> **REQUIRED TASK**
Extract only the first line of the listing and every line after it up to and including the one with "4.35, 3.87, 3.33];". Omit the pictures.

> **PROVIDED DATA**
-- BEGIN --
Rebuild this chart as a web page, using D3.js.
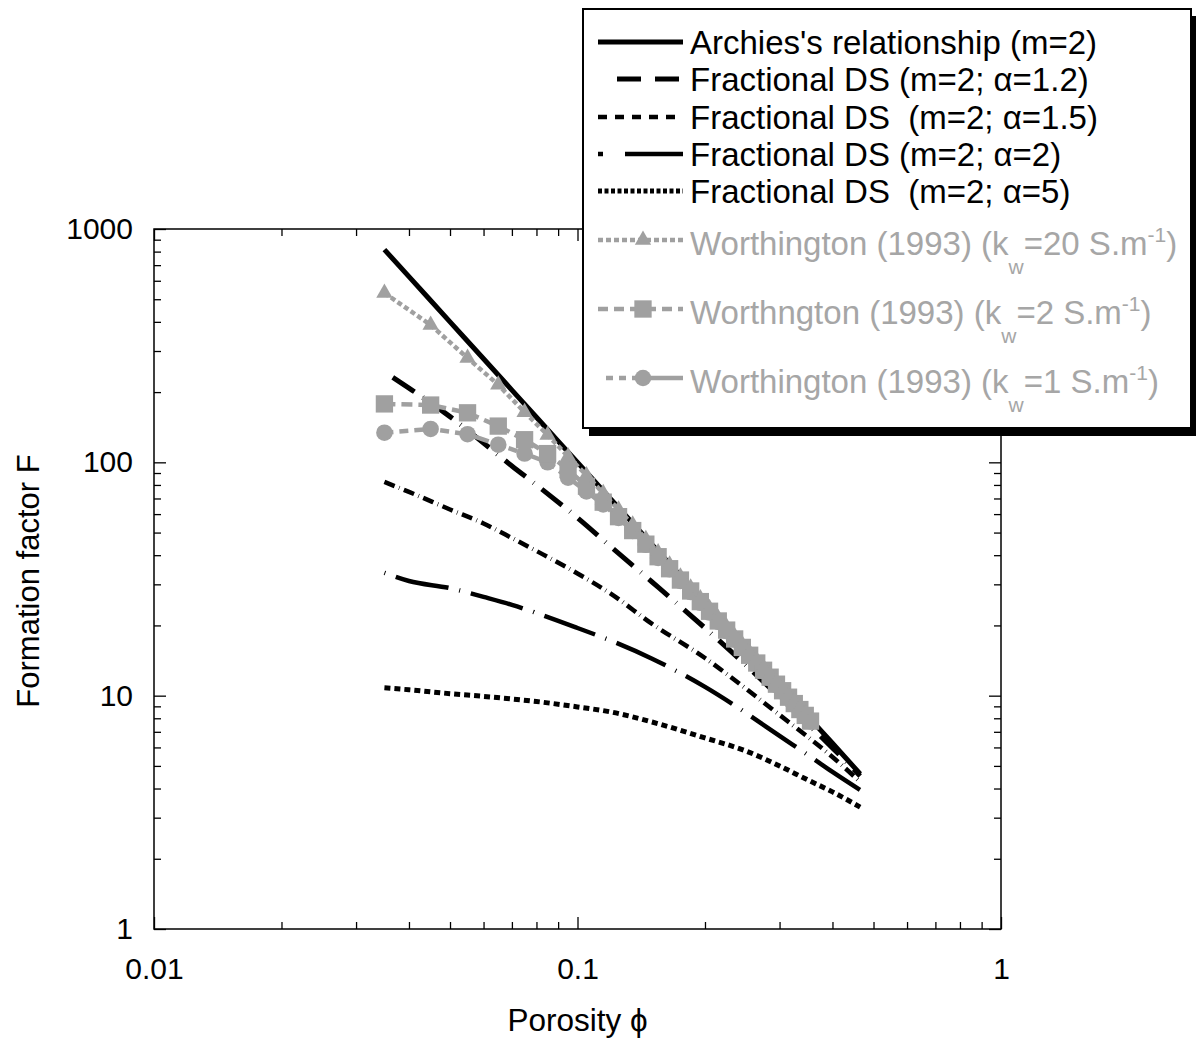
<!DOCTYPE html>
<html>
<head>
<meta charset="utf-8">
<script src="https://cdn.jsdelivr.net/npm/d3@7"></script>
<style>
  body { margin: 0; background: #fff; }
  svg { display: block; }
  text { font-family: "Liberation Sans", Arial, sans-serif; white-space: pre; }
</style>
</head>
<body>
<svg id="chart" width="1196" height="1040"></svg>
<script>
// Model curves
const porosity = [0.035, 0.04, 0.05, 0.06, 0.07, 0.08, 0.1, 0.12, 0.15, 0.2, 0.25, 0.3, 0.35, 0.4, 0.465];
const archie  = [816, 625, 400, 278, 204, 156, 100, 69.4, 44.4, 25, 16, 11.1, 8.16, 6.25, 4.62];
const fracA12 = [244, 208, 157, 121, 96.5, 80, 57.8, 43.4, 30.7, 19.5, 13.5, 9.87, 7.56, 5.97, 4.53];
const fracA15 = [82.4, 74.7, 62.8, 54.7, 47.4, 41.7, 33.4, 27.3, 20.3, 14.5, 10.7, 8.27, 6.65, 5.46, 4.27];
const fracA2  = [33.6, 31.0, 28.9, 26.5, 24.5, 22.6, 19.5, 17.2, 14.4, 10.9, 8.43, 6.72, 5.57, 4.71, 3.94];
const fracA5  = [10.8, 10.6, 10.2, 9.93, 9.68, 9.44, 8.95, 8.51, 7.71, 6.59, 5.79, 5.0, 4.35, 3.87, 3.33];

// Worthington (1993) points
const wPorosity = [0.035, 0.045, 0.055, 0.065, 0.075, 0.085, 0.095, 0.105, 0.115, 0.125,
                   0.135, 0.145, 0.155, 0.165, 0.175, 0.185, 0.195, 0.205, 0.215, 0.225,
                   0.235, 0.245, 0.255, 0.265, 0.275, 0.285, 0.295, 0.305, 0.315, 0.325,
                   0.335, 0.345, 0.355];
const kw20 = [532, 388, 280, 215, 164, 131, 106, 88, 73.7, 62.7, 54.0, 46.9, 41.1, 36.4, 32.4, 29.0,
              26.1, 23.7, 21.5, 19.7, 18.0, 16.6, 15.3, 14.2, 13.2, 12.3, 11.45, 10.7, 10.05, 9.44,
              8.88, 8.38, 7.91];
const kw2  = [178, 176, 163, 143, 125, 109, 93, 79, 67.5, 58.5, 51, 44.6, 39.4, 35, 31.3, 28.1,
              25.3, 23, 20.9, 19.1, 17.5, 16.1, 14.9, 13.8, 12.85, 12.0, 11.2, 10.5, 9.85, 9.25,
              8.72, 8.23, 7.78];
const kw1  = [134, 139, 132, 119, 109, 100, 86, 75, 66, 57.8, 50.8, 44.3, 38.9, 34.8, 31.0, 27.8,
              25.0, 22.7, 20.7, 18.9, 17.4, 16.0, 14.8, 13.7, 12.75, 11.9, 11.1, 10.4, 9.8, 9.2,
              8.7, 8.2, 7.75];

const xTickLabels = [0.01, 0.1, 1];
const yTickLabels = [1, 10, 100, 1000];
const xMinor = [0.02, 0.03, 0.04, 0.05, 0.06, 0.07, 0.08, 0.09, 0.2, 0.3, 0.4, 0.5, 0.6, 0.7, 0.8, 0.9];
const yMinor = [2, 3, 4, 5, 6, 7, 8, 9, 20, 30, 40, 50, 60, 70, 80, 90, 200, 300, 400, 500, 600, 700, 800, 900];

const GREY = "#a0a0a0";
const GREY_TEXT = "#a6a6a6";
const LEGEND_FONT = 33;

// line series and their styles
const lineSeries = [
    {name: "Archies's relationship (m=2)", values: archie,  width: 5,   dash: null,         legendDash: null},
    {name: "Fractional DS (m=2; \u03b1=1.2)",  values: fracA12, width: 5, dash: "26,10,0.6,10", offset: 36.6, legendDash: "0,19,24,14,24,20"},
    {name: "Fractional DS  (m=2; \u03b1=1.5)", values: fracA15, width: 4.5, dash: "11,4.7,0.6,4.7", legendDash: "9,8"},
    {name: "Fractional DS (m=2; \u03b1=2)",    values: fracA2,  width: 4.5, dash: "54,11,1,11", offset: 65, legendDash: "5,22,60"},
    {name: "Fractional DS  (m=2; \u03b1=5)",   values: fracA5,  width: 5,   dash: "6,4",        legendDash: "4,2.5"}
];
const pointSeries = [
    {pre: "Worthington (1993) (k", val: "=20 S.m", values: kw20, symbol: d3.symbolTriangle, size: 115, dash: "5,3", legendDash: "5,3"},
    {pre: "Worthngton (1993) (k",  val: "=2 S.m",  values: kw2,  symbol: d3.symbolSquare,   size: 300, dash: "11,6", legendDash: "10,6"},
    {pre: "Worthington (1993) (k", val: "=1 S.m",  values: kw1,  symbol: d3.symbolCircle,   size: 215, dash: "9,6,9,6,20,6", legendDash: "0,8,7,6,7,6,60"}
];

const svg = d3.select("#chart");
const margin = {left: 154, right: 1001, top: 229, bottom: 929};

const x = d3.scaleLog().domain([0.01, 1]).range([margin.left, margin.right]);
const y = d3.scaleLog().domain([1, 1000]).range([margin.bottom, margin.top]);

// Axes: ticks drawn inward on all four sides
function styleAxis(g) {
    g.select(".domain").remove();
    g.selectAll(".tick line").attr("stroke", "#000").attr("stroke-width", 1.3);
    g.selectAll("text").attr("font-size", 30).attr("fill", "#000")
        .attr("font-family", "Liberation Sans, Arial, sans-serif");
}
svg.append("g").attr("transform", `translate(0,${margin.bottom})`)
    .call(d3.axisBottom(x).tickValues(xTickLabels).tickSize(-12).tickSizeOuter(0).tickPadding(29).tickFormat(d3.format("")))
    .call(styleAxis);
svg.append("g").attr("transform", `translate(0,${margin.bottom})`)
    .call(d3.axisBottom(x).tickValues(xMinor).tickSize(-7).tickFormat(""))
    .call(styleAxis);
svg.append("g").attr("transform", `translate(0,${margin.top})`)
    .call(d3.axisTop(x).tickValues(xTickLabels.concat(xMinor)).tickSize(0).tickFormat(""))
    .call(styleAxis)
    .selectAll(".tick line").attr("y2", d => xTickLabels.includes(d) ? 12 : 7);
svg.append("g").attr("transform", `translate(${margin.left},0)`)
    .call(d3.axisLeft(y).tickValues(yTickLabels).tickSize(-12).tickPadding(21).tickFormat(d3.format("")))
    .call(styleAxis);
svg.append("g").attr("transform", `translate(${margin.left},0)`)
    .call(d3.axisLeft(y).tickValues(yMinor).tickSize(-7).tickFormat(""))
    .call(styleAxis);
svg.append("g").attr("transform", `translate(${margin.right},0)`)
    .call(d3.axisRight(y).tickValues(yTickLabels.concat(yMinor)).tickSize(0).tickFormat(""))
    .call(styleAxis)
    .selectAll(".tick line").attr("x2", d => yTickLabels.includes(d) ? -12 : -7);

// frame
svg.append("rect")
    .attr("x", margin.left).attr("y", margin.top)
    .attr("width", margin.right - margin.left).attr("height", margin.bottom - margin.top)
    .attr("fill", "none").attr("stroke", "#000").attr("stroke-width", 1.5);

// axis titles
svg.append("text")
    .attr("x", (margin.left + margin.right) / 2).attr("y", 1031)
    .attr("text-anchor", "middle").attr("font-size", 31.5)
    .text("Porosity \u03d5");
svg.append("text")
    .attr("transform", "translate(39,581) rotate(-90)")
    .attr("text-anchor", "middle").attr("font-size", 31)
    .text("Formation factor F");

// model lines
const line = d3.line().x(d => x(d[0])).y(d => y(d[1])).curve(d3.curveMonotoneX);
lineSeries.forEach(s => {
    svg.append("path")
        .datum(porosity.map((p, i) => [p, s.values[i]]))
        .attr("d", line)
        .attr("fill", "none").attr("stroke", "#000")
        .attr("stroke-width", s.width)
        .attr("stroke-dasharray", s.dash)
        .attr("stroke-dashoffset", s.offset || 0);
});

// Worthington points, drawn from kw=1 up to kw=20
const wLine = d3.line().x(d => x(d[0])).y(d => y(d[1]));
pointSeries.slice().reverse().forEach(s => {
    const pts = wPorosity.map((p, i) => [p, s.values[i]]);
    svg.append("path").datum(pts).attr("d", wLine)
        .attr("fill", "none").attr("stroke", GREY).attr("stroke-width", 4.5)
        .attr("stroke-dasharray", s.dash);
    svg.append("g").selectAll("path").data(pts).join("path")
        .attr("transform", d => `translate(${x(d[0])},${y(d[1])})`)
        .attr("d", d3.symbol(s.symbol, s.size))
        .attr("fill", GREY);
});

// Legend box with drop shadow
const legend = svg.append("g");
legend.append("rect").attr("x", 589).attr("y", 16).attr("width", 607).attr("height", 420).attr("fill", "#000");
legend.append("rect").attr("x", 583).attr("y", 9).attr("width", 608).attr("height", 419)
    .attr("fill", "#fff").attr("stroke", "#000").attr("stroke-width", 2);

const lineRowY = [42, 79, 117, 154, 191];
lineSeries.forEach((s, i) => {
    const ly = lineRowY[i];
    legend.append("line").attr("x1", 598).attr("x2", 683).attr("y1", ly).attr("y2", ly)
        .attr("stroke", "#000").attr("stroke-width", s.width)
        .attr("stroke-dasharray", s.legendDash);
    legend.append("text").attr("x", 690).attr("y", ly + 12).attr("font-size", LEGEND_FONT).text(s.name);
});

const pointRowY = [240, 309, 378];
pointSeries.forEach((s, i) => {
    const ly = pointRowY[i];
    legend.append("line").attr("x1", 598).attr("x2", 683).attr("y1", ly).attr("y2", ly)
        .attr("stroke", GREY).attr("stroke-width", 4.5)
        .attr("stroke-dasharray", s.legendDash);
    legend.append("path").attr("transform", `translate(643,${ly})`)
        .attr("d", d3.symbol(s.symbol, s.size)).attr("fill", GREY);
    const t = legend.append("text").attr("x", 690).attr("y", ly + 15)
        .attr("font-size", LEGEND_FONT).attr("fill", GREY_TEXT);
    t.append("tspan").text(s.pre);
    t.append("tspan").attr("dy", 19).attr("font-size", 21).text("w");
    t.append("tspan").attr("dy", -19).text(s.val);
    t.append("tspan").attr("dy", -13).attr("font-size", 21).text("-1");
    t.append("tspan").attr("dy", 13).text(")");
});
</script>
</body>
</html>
-- END --
> **THE SOLUTION**
Rebuild this chart as a web page, using D3.js.
<!DOCTYPE html>
<html>
<head>
<meta charset="utf-8">
<script src="https://cdn.jsdelivr.net/npm/d3@7"></script>
<style>
  body { margin: 0; background: #fff; }
  svg { display: block; }
  text { font-family: "Liberation Sans", Arial, sans-serif; white-space: pre; }
</style>
</head>
<body>
<svg id="chart" width="1196" height="1040"></svg>
<script>
// Model curves
const porosity = [0.035, 0.04, 0.05, 0.06, 0.07, 0.08, 0.1, 0.12, 0.15, 0.2, 0.25, 0.3, 0.35, 0.4, 0.465];
const archie  = [816, 625, 400, 278, 204, 156, 100, 69.4, 44.4, 25, 16, 11.1, 8.16, 6.25, 4.62];
const fracA12 = [244, 208, 157, 121, 96.5, 80, 57.8, 43.4, 30.7, 19.5, 13.5, 9.87, 7.56, 5.97, 4.53];
const fracA15 = [82.4, 74.7, 62.8, 54.7, 47.4, 41.7, 33.4, 27.3, 20.3, 14.5, 10.7, 8.27, 6.65, 5.46, 4.27];
const fracA2  = [33.6, 31.0, 28.9, 26.5, 24.5, 22.6, 19.5, 17.2, 14.4, 10.9, 8.43, 6.72, 5.57, 4.71, 3.94];
const fracA5  = [10.8, 10.6, 10.2, 9.93, 9.68, 9.44, 8.95, 8.51, 7.71, 6.59, 5.79, 5.0, 4.35, 3.87, 3.33];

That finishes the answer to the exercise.